As working dads seek to spend more time with their children, they’re facing a question already familiar to working mothers: how do you balance career progression with active parenting?

The answer is flexible working. In global research for Regus, 58% of people said flexible working is more family-friendly. By offering staff flexibility over when and where they work, employers can help them reduce their commuting, work at hours that fit with family life, and spend less on childcare.

There’s plenty of evidence that men are varying their working life in order to share childcare – for example 43% of fathers of school-aged children in the UK provide care before/after school.

Offering such employees flexibility over where and when they work is not an act of business altruism. In research for Regus, 72% of companies say their productivity has increased as a result of flexible working practices. Businesses are introducing new working practices, including letting employees work at ‘third spaces’ such as business centres, which offer the facilities of the office closer to home.

Kirsten Morgendaal, South African area director at Regus, comments: “Flexible working practices are evolving from nice option to office essential. They boost productivity and morale, and offer employers access to a bigger talent pool. Businesses that don’t offer more flexibility to their staff risk losing productivity, revenues and talent.”

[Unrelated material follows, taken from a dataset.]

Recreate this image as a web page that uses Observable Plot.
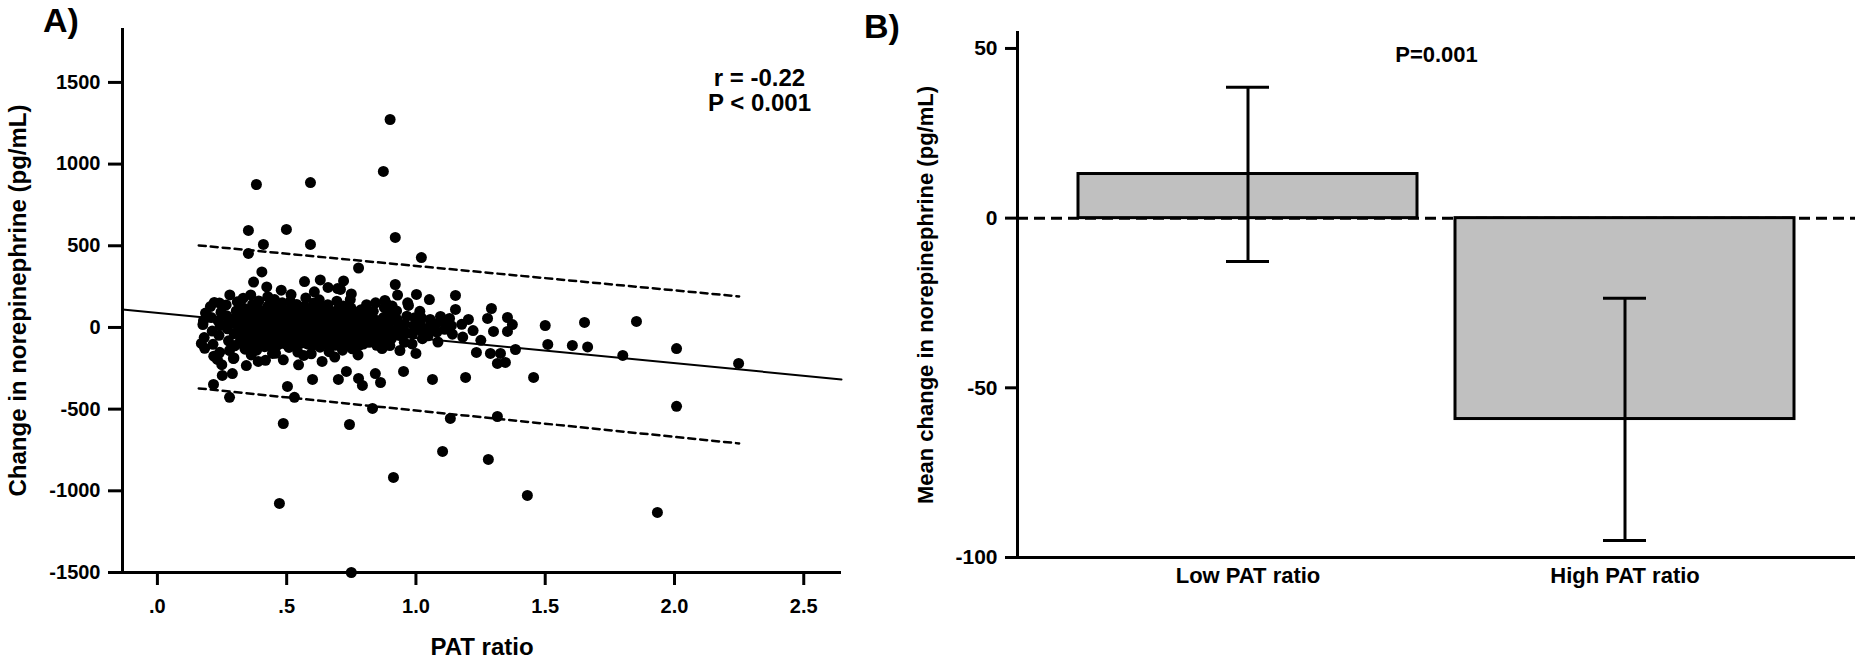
<!DOCTYPE html>
<html>
<head>
<meta charset="utf-8">
<script src="https://cdn.jsdelivr.net/npm/d3@7"></script>
<script src="https://cdn.jsdelivr.net/npm/@observablehq/plot@0.6"></script>
<style>
  html, body { margin: 0; padding: 0; background: #fff; }
  #wrap { position: relative; width: 1864px; height: 664px; overflow: hidden; background: #fff; font-family: "Liberation Sans", Arial, sans-serif; }
  .panel { position: absolute; top: 0; }
  .tag { position: absolute; font-weight: bold; font-size: 34px; line-height: 34px; color: #000; z-index: 5; }
</style>
</head>
<body>
<div id="wrap">
  <div id="panelA" class="panel" style="left:0px;"></div>
  <div id="panelB" class="panel" style="left:860px;"></div>
  <div class="tag" style="left:43px; top:3px;">A)</div>
  <div class="tag" style="left:864px; top:9px;">B)</div>
</div>
<script>
// ---------- Panel A data ----------
const xDomainA = [-0.135, 2.646];
const yDomainA = [-1500, 1830];
const xTicksA = [0, 0.5, 1.0, 1.5, 2.0, 2.5];
const yTicksA = [-1500, -1000, -500, 0, 500, 1000, 1500];
const xLabelA = "PAT ratio";
const yLabelA = "Change in norepinephrine (pg/mL)";
const statsA = ["r = -0.22", "P < 0.001"];

// [PAT ratio, change in norepinephrine]
const outlierPoints = [
  [0.90,1273],[0.874,955],[0.383,875],[0.592,887],[0.352,594],[0.499,600],[0.41,508],[0.592,508],
  [0.92,551],[1.021,428],[0.352,453],[0.778,364],[0.404,340],[0.372,278],[0.569,281],[0.63,291],
  [0.72,285],[0.92,263],[0.423,248],[0.66,245],[0.708,233],[0.75,205],[0.28,199],[1.002,202],
  [1.052,171],[1.153,196],[1.153,110],[1.292,116],[0.971,135],[0.22,153],[0.24,150],[1.095,67],
  [1.203,49],[1.277,55],[1.354,61],[1.373,18],[1.30,-24],[1.354,-24],[1.50,12],[1.652,31],
  [1.853,37],[1.13,55],[1.006,55],[1.02,61],[0.178,40],[0.88,165],[0.885,147],[1.51,-104],
  [1.605,-110],[1.664,-119],[0.17,-98],[0.232,-196],[0.294,-190],[0.251,-294],[0.29,-282],
  [0.217,-349],[0.279,-428],[0.344,-233],[0.39,-208],[0.445,-159],[0.503,-361],[0.53,-428],
  [0.487,-588],[0.472,-1077],[0.60,-318],[0.70,-318],[0.731,-269],[0.778,-312],[0.793,-355],
  [0.843,-282],[0.863,-337],[0.832,-496],[0.743,-594],[0.913,-918],[0.952,-269],[1.0,-159],
  [1.064,-318],[1.103,-759],[1.133,-557],[1.192,-306],[1.234,-153],[1.288,-159],[1.327,-159],
  [1.315,-220],[1.346,-214],[1.28,-808],[1.315,-545],[1.455,-306],[1.431,-1028],[1.385,-135],
  [1.80,-171],[0.75,-1500],[2.008,-129],[2.248,-220],[2.008,-483],[1.934,-1132]
];

const clusterPoints = [
  [0.181,-62],[0.176,18],[0.186,88],[0.183,-128],
  [0.212,-22],[0.208,61],[0.215,-103],[0.205,128],[0.218,-176],
  [0.243,12],[0.238,-48],[0.246,93],[0.241,-152],[0.235,41],[0.249,-228],
  [0.271,-8],[0.268,72],[0.275,-82],[0.266,138],[0.279,-141],[0.273,29],
  [0.302,22],[0.297,-38],[0.305,101],[0.299,-112],[0.309,158],[0.296,-187],[0.303,62],
  [0.331,-18],[0.336,52],[0.328,-71],[0.334,118],[0.339,-133],[0.326,11],[0.332,179],
  [0.362,31],[0.357,-9],[0.365,82],[0.359,-58],[0.368,141],[0.356,-121],[0.363,-168],[0.361,199],
  [0.391,2],[0.388,61],[0.394,-41],[0.386,112],[0.397,-88],[0.392,162],[0.384,-139],[0.399,28],
  [0.421,-29],[0.417,42],[0.425,91],[0.419,-79],[0.428,131],[0.415,-118],[0.423,9],[0.427,188],[0.418,-201],
  [0.452,21],[0.447,-19],[0.455,71],[0.449,-62],[0.458,122],[0.444,-109],[0.453,171],[0.446,1],[0.457,-158],
  [0.481,-11],[0.478,52],[0.485,-49],[0.476,101],[0.488,-98],[0.483,151],[0.474,19],[0.487,-198],[0.479,228],
  [0.511,11],[0.507,-31],[0.515,61],[0.505,-69],[0.518,112],[0.509,-122],[0.514,159],[0.503,-9],[0.517,201],
  [0.541,1],[0.537,42],[0.545,-41],[0.536,91],[0.548,-88],[0.539,141],[0.543,-151],[0.535,22],[0.546,-229],
  [0.571,-21],[0.567,31],[0.575,-61],[0.565,81],[0.578,-99],[0.569,129],[0.574,181],[0.566,-171],[0.577,52],
  [0.601,12],[0.597,-11],[0.605,61],[0.596,-52],[0.608,111],[0.599,-109],[0.604,149],[0.595,-161],[0.607,218],
  [0.631,-31],[0.627,21],[0.635,71],[0.625,-69],[0.638,121],[0.629,-121],[0.634,1],[0.626,169],[0.637,-208],
  [0.661,2],[0.657,51],[0.665,-39],[0.655,99],[0.668,-91],[0.659,139],[0.664,-148],[0.656,31],
  [0.691,11],[0.687,-21],[0.695,59],[0.685,-61],[0.698,109],[0.689,-109],[0.694,161],[0.686,-181],[0.697,238],
  [0.721,-9],[0.717,41],[0.725,-51],[0.715,89],[0.728,-99],[0.719,131],[0.724,21],[0.716,-139],
  [0.751,1],[0.747,49],[0.755,-29],[0.745,81],[0.758,-79],[0.749,119],[0.754,-131],[0.746,171],
  [0.781,-19],[0.777,31],[0.785,71],[0.775,-59],[0.788,109],[0.779,-111],[0.784,9],[0.776,-168],
  [0.811,2],[0.807,41],[0.815,-41],[0.805,89],[0.818,-91],[0.809,139],[0.814,-21],
  [0.841,-11],[0.837,51],[0.845,-61],[0.835,99],[0.848,-109],[0.839,19],[0.844,151],
  [0.871,9],[0.867,-29],[0.875,61],[0.865,-79],[0.878,121],[0.869,-129],
  [0.901,-19],[0.897,31],[0.905,-69],[0.895,79],[0.908,131],[0.899,-111],
  [0.931,1],[0.927,49],[0.935,-49],[0.925,101],[0.938,-141],[0.929,198],
  [0.961,-31],[0.957,21],[0.965,69],[0.955,-91],[0.968,151],
  [0.991,11],[0.987,-39],[0.995,59],[0.985,-101],
  [1.021,-21],[1.017,29],[1.025,-69],[1.015,99],
  [1.051,1],[1.047,-51],[1.055,49],
  [1.081,-29],[1.077,21],[1.085,-89],
  [1.111,-11],[1.107,39],
  [1.141,-41],[1.137,11],
  [1.181,-59],[1.177,19],
  [1.221,-19],
  [1.251,-79]
];

// denser core of the cloud
const corePoints = [
  [0.316,-96],[0.318,-44],[0.314,8],[0.319,47],[0.313,96],
  [0.346,-104],[0.348,-52],[0.344,-2],[0.349,54],[0.343,102],
  [0.376,-92],[0.378,-38],[0.374,12],[0.379,58],[0.373,91],
  [0.406,-99],[0.408,-49],[0.404,-4],[0.409,48],[0.403,104],
  [0.436,-94],[0.438,-41],[0.434,6],[0.439,51],[0.433,97],
  [0.466,-106],[0.468,-53],[0.464,-1],[0.469,44],[0.463,99],
  [0.496,-91],[0.498,-39],[0.494,9],[0.499,59],[0.493,106],
  [0.526,-101],[0.528,-47],[0.524,3],[0.529,49],[0.523,94],
  [0.556,-96],[0.558,-54],[0.554,-6],[0.559,53],[0.553,101],
  [0.586,-103],[0.588,-43],[0.584,7],[0.589,46],[0.583,96],
  [0.616,-89],[0.618,-36],[0.614,11],[0.619,56],[0.613,103],
  [0.646,-98],[0.648,-48],[0.644,-3],[0.649,44],[0.643,92],
  [0.676,-105],[0.678,-51],[0.674,4],[0.679,52],[0.673,98],
  [0.706,-93],[0.708,-42],[0.704,8],[0.709,57],[0.703,101],
  [0.736,-99],[0.738,-47],[0.734,-2],[0.739,49],[0.733,96],
  [0.766,-94],[0.768,-39],[0.764,6],[0.769,46],[0.763,94],
  [0.796,-102],[0.798,-51],[0.794,1],[0.799,53],[0.793,99],
  [0.826,-88],[0.828,-44],[0.824,9],[0.829,48],
  [0.856,-96],[0.858,-46],[0.854,-4],[0.859,41],
  [0.886,-84],[0.888,-42],[0.884,6],[0.889,52]
];

// regression fit and 95% prediction limits (endpoints)
const fitX = [-0.135, 2.646];
const fitY = [110, -318];
const bandX = [0.16, 2.25];
const upperY = [502, 190];
const lowerY = [-373, -710];

// ---------- Panel B data ----------
const groups = ["Low PAT ratio", "High PAT ratio"];
const means = [13, -59.2];
const ciLow = [-12.8, -95];
const ciHigh = [38.6, -23.6];
const yDomainB = [-100, 54.7];
const yTicksB = [-100, -50, 0, 50];
const yLabelB = "Mean change in norepinephrine (pg/mL)";
const statB = "P=0.001";

const FONT = "'Liberation Sans', Arial, Helvetica, sans-serif";

// ---------- Panel A ----------
const points = outlierPoints.concat(clusterPoints, corePoints).map(([x, y]) => ({x, y}));
const fitData = fitX.map((x, i) => ({x, y: fitY[i]}));
const upperData = bandX.map((x, i) => ({x, y: upperY[i]}));
const lowerData = bandX.map((x, i) => ({x, y: lowerY[i]}));

const fmtX = d => d3.format(".1f")(d).replace(/^0/, "");

const chartA = Plot.plot({
  width: 860,
  height: 664,
  marginLeft: 122,
  marginRight: 19,
  marginTop: 28,
  marginBottom: 92,
  style: {fontFamily: FONT, fontSize: "20px", fontWeight: "bold", color: "#000", background: "transparent", overflow: "visible"},
  x: {domain: xDomainA},
  y: {domain: yDomainA},
  marks: [
    Plot.ruleX([xDomainA[0]], {stroke: "#000", strokeWidth: 3}),
    Plot.ruleY([yDomainA[0]], {stroke: "#000", strokeWidth: 3}),
    Plot.axisX({ticks: xTicksA, tickFormat: fmtX, tickSize: 13, tickPadding: 13, strokeWidth: 3,
      label: null}),
    Plot.axisY({ticks: yTicksA, tickFormat: d => String(d), tickSize: 14, tickPadding: 8, strokeWidth: 3,
      label: null}),
    Plot.text([xLabelA], {frameAnchor: "bottom", lineAnchor: "bottom", dy: 82, fontSize: 24}),
    Plot.text([yLabelA], {frameAnchor: "left", textAnchor: "middle", rotate: -90, lineAnchor: "top", dx: -114, fontSize: 24}),
    Plot.dot(points, {x: "x", y: "y", r: 5.5, fill: "#000", stroke: "none"}),
    Plot.line(fitData, {x: "x", y: "y", stroke: "#000", strokeWidth: 2}),
    Plot.line(upperData, {x: "x", y: "y", stroke: "#000", strokeWidth: 2.5, strokeDasharray: "7,5"}),
    Plot.line(lowerData, {x: "x", y: "y", stroke: "#000", strokeWidth: 2.5, strokeDasharray: "7,5"}),
    Plot.text([statsA.join("\n")], {frameAnchor: "top-right", textAnchor: "middle", lineAnchor: "top",
      dx: -82, dy: 40, lineHeight: 1.04, fontSize: 24})
  ]
});
document.getElementById("panelA").appendChild(chartA);

// ---------- Panel B ----------
const barData = groups.map((g, i) => ({group: g, mean: means[i], lo: ciLow[i], hi: ciHigh[i]}));

const chartB = Plot.plot({
  width: 1004,
  height: 664,
  marginLeft: 157,
  marginRight: 9,
  marginTop: 32,
  marginBottom: 107,
  style: {fontFamily: FONT, fontSize: "21px", fontWeight: "bold", color: "#000", background: "transparent", overflow: "visible"},
  x: {domain: groups, paddingInner: 0.1, paddingOuter: 0.161},
  y: {domain: yDomainB},
  marks: [
    Plot.ruleY([0], {stroke: "#000", strokeWidth: 3, strokeDasharray: "11,6"}),
    Plot.barY(barData, {x: "group", y: "mean", fill: "#c0c0c0", stroke: "#000", strokeWidth: 3}),
    Plot.ruleX(barData, {x: "group", y1: "lo", y2: "hi", stroke: "#000", strokeWidth: 3}),
    Plot.tickY(barData, {x: "group", y: "lo", stroke: "#000", strokeWidth: 3, insetLeft: 148, insetRight: 148}),
    Plot.tickY(barData, {x: "group", y: "hi", stroke: "#000", strokeWidth: 3, insetLeft: 148, insetRight: 148}),
    Plot.ruleY([yDomainB[0]], {stroke: "#000", strokeWidth: 3}),
    Plot.frame({anchor: "left", stroke: "#000", strokeWidth: 3}),
    Plot.axisX({tickSize: 0, tickPadding: 10, label: null, fontSize: 22}),
    Plot.axisY({ticks: yTicksB, tickFormat: d => String(d), tickSize: 12, tickPadding: 8, strokeWidth: 3, label: null}),
    Plot.text([yLabelB], {frameAnchor: "left", textAnchor: "middle", rotate: -90, lineAnchor: "top", dx: -100, fontSize: 22}),
    Plot.text([statB], {frameAnchor: "top", lineAnchor: "middle", dy: 22, fontSize: 22})
  ]
});
document.getElementById("panelB").appendChild(chartB);
</script>
</body>
</html>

Adrienne Burgess, joint CEO of the Fatherhood Institute, adds: “Governments can support shared parenting through policy, but businesses also have a part to play, by offering a range of flexible working options. Companies that do this well can attract the best staff and afford them the space to perform well as parents – which in turn makes them more likely to perform well as employees.”

Burgess adds: “Children, fathers, mothers, society – we all benefit from helping dads take part in family life, so let’s support them to do that. Fathering is for all year round, not just Father’s Day.”